The converse situation to the requirements contract is the output contract. In Sheesley v. Bisbee Linseed Co., 1940, 337 Pa. 197, 10 A.2d 401, the plaintiff had an exclusive contract with the defendant for a particular brand of the latter's oil meal, for a specified territory during a given time. An increase in import duty upon the seed from which the oil was made caused the seller to discontinue the manufacture of the product. The court held that the buyer had no rights against the seller. It seems to us a fair statement from these cases that under the Pennsylvania decisions the buyer in a requirements contract has no duty to have any requirements and a seller under an output contract has no duty to have any output. It may be assumed that good faith is required and that a party under contract cannot pretend not to have a requirement to avoid his obligation under the contract. See the McKeever case, supra, opinion on second appeal, and the Sheesley case, supra. But the good faith point is settled in this case by the findings of fact made by the trial Judge which are not attacked by the appellant. The court expressly found that the shutdown of the Capstan plant at Connellsville was decided upon by the Board of Directors for what it believed to be valid business reasons and in good faith.
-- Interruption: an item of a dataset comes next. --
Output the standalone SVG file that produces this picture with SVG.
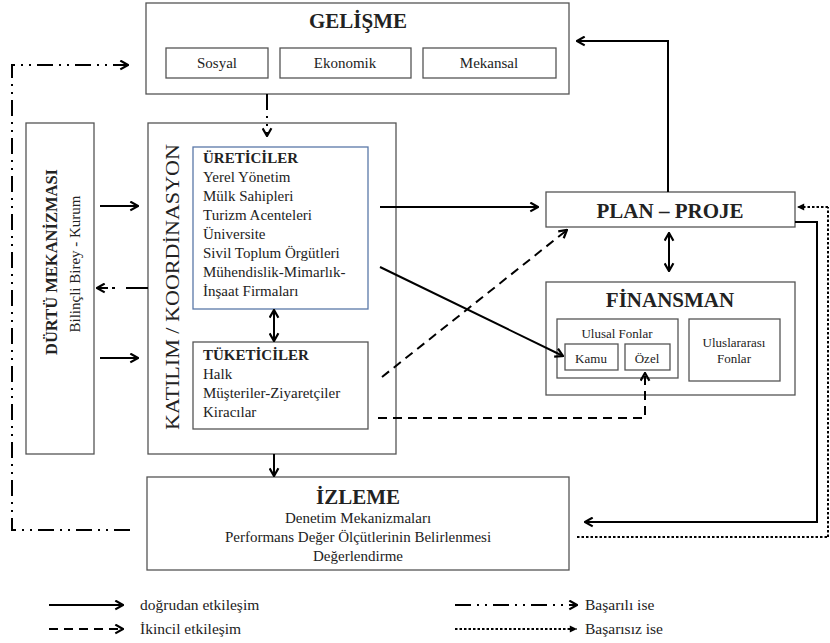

It also found that in the decision to close the plant neither the company nor its manager was moved by any purpose to avoid any obligation of Capstan to Fort Wayne or to divert *474 the business of the Connellsville plant to other plants controlled by the parent corporation.
In view of the Pennsylvania decisions as to the law and the express findings of fact by the trial Judge we see no other possible conclusion than that the case was correctly decided.
The judgment of the District Court is affirmed.